Climate and biospheric stabilization necessitates democratizing investment and economic coordination—at planetary scale. How might we do this? 

As Senior Researcher at Common Wealth, I work on technical and political economy analysis of production and social coordination systems—and their transformation—for decarbonization. In particular, I work to advance democratic ownership and democratic planning—the “green mixed-economy”—as essential.

I live in the US and focus on green planning in trans-Atlantic context. But I am a student of global political economy and ultimately aspire to the realization of a planetary cooperative commonwealth. The topics I research, write on, and design policy towards could be categorized as industrial policy or strategy, economic planning, macrofinance, or economic governance and management. I think by engaging with history, political, economic, and social theory, the flux of real world events, and conversations with others. 
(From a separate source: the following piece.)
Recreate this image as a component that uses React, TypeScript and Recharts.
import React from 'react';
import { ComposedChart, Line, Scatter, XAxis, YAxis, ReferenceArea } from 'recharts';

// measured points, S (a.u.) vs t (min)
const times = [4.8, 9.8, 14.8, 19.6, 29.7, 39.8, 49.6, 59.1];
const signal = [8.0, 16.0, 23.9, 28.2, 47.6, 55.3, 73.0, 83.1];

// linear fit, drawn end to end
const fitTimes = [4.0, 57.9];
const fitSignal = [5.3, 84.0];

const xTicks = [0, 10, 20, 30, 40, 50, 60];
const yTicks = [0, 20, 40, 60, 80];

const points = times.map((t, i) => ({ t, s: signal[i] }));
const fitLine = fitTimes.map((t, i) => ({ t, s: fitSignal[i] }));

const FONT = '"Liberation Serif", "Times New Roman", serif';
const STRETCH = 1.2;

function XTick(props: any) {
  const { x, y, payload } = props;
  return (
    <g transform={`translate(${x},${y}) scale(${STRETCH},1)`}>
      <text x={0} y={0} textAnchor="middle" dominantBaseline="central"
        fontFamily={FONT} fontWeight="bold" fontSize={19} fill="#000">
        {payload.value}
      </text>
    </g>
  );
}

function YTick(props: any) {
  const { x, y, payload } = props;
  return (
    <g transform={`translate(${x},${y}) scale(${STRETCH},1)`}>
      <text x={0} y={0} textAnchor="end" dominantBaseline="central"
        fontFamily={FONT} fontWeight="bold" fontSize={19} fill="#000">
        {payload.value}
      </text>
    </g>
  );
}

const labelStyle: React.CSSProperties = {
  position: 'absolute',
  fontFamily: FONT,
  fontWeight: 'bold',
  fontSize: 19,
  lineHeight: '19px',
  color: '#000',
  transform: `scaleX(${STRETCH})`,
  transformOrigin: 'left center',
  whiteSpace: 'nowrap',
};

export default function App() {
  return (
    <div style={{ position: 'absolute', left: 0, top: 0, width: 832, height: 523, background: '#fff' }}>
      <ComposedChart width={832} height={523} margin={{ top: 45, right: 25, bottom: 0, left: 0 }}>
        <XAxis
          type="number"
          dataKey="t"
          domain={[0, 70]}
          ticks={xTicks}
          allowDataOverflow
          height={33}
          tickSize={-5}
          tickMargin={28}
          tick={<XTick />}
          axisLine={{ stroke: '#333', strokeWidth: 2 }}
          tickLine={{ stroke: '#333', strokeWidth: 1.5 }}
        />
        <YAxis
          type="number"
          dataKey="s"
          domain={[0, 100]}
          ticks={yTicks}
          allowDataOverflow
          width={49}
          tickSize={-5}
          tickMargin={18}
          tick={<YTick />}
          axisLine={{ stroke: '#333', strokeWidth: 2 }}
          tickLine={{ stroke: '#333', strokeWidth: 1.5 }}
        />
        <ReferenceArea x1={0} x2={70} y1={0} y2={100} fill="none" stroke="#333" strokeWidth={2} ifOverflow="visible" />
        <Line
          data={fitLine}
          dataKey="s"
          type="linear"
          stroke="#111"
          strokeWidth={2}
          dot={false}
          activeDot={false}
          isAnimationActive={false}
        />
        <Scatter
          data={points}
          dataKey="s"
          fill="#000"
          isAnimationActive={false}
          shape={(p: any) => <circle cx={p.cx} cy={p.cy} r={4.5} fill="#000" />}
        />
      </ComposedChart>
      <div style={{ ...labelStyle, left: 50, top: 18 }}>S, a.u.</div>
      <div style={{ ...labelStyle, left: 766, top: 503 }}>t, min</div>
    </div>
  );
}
Like many who came of age post-08, I have spent quite a bit of time trying to understand money, finance, investment, and how each relate to the state. I am currently quite eager to widen and deepen my sectoral knowledge—particularly that of energy systems. 

Previously, I researched (global) macrofinance, economic management, and industrial planning policy for decarbonization at E3G. There, I wrote a bi-weekly newsletter on green macrofinance and transition planning. I began my career as a researcher in political economy as Gar Alperovitz’s research assistant at the Democracy Collaborative’s Next System Project. There, I supported Alperovitz’s draft manuscript of political economic theory “The Next System,” which advances his model of a Pluralist Commonwealth, centered on (multiscaler and decentralized) democratic ownership and planning. 

I studied global political economy at Penn State and Columbia. But I’ve learned the most from lurking onTwitter.